GIVEN REQUEST: Begin at the first line below and copy each line exactly, ending with the line where "ax.set_xticklabels(x_labels)" appears.

——

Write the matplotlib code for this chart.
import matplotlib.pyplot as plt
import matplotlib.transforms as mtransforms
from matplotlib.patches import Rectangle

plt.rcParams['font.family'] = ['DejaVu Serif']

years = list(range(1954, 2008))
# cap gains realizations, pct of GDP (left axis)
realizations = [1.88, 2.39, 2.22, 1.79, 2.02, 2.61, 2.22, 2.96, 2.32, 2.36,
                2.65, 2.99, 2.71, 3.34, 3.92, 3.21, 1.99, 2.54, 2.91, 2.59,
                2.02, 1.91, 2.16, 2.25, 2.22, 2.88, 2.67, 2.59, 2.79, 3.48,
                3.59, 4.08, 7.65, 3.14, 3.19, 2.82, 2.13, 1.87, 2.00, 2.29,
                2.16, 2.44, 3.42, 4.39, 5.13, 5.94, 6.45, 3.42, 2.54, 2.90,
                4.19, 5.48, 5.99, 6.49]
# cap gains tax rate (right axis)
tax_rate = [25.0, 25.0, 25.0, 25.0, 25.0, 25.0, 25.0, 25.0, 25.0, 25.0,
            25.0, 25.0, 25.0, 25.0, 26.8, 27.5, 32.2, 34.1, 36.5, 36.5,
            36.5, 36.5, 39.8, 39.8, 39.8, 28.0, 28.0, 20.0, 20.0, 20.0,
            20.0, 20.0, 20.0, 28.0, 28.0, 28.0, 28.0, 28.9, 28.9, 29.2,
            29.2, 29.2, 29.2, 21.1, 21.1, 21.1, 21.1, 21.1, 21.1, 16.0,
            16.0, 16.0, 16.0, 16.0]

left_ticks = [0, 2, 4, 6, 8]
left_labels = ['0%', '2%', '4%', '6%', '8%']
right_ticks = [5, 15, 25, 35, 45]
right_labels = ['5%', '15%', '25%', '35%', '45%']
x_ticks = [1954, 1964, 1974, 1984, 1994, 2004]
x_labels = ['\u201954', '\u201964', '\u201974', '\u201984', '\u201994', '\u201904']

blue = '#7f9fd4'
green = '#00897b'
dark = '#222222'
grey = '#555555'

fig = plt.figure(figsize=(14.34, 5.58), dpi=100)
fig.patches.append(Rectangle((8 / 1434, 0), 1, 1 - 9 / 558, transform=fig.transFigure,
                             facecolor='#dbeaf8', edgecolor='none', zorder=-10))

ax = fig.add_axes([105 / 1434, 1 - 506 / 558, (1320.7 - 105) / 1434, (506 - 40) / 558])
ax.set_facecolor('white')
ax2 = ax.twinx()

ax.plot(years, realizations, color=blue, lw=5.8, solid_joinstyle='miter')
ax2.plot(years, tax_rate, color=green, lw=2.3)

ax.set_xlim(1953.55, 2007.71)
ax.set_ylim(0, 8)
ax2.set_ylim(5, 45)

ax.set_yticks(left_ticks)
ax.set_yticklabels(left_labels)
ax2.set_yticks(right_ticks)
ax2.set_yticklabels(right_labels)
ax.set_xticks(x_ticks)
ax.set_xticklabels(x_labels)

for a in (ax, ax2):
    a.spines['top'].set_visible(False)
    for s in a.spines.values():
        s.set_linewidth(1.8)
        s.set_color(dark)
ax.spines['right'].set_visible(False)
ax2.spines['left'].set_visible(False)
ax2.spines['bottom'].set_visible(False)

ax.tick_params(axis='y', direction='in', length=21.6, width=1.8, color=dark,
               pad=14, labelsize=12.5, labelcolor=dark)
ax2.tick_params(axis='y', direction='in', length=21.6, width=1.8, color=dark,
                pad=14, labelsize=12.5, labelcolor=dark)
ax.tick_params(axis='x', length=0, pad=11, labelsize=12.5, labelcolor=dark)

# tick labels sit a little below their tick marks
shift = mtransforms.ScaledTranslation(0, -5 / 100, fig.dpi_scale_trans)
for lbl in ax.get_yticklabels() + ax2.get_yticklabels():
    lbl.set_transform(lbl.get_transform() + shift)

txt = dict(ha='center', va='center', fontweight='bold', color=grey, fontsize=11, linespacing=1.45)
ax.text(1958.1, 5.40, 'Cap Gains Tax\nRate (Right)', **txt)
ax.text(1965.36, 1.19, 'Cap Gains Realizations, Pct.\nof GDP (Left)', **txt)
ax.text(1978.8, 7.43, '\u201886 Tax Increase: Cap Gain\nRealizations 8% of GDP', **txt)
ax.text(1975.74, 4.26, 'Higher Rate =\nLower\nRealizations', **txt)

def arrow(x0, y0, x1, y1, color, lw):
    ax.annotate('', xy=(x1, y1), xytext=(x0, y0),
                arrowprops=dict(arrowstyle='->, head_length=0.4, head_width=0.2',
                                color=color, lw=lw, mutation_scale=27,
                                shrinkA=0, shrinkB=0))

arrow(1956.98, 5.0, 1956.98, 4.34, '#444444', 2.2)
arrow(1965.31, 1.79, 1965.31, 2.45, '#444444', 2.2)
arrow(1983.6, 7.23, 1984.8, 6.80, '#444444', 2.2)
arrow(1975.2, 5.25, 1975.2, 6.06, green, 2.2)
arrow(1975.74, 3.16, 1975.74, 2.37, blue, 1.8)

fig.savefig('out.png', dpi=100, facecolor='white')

——

SOLUTION:
Write the matplotlib code for this chart.
import matplotlib.pyplot as plt
import matplotlib.transforms as mtransforms
from matplotlib.patches import Rectangle

plt.rcParams['font.family'] = ['DejaVu Serif']

years = list(range(1954, 2008))
# cap gains realizations, pct of GDP (left axis)
realizations = [1.88, 2.39, 2.22, 1.79, 2.02, 2.61, 2.22, 2.96, 2.32, 2.36,
                2.65, 2.99, 2.71, 3.34, 3.92, 3.21, 1.99, 2.54, 2.91, 2.59,
                2.02, 1.91, 2.16, 2.25, 2.22, 2.88, 2.67, 2.59, 2.79, 3.48,
                3.59, 4.08, 7.65, 3.14, 3.19, 2.82, 2.13, 1.87, 2.00, 2.29,
                2.16, 2.44, 3.42, 4.39, 5.13, 5.94, 6.45, 3.42, 2.54, 2.90,
                4.19, 5.48, 5.99, 6.49]
# cap gains tax rate (right axis)
tax_rate = [25.0, 25.0, 25.0, 25.0, 25.0, 25.0, 25.0, 25.0, 25.0, 25.0,
            25.0, 25.0, 25.0, 25.0, 26.8, 27.5, 32.2, 34.1, 36.5, 36.5,
            36.5, 36.5, 39.8, 39.8, 39.8, 28.0, 28.0, 20.0, 20.0, 20.0,
            20.0, 20.0, 20.0, 28.0, 28.0, 28.0, 28.0, 28.9, 28.9, 29.2,
            29.2, 29.2, 29.2, 21.1, 21.1, 21.1, 21.1, 21.1, 21.1, 16.0,
            16.0, 16.0, 16.0, 16.0]

left_ticks = [0, 2, 4, 6, 8]
left_labels = ['0%', '2%', '4%', '6%', '8%']
right_ticks = [5, 15, 25, 35, 45]
right_labels = ['5%', '15%', '25%', '35%', '45%']
x_ticks = [1954, 1964, 1974, 1984, 1994, 2004]
x_labels = ['\u201954', '\u201964', '\u201974', '\u201984', '\u201994', '\u201904']

blue = '#7f9fd4'
green = '#00897b'
dark = '#222222'
grey = '#555555'

fig = plt.figure(figsize=(14.34, 5.58), dpi=100)
fig.patches.append(Rectangle((8 / 1434, 0), 1, 1 - 9 / 558, transform=fig.transFigure,
                             facecolor='#dbeaf8', edgecolor='none', zorder=-10))

ax = fig.add_axes([105 / 1434, 1 - 506 / 558, (1320.7 - 105) / 1434, (506 - 40) / 558])
ax.set_facecolor('white')
ax2 = ax.twinx()

ax.plot(years, realizations, color=blue, lw=5.8, solid_joinstyle='miter')
ax2.plot(years, tax_rate, color=green, lw=2.3)

ax.set_xlim(1953.55, 2007.71)
ax.set_ylim(0, 8)
ax2.set_ylim(5, 45)

ax.set_yticks(left_ticks)
ax.set_yticklabels(left_labels)
ax2.set_yticks(right_ticks)
ax2.set_yticklabels(right_labels)
ax.set_xticks(x_ticks)
ax.set_xticklabels(x_labels)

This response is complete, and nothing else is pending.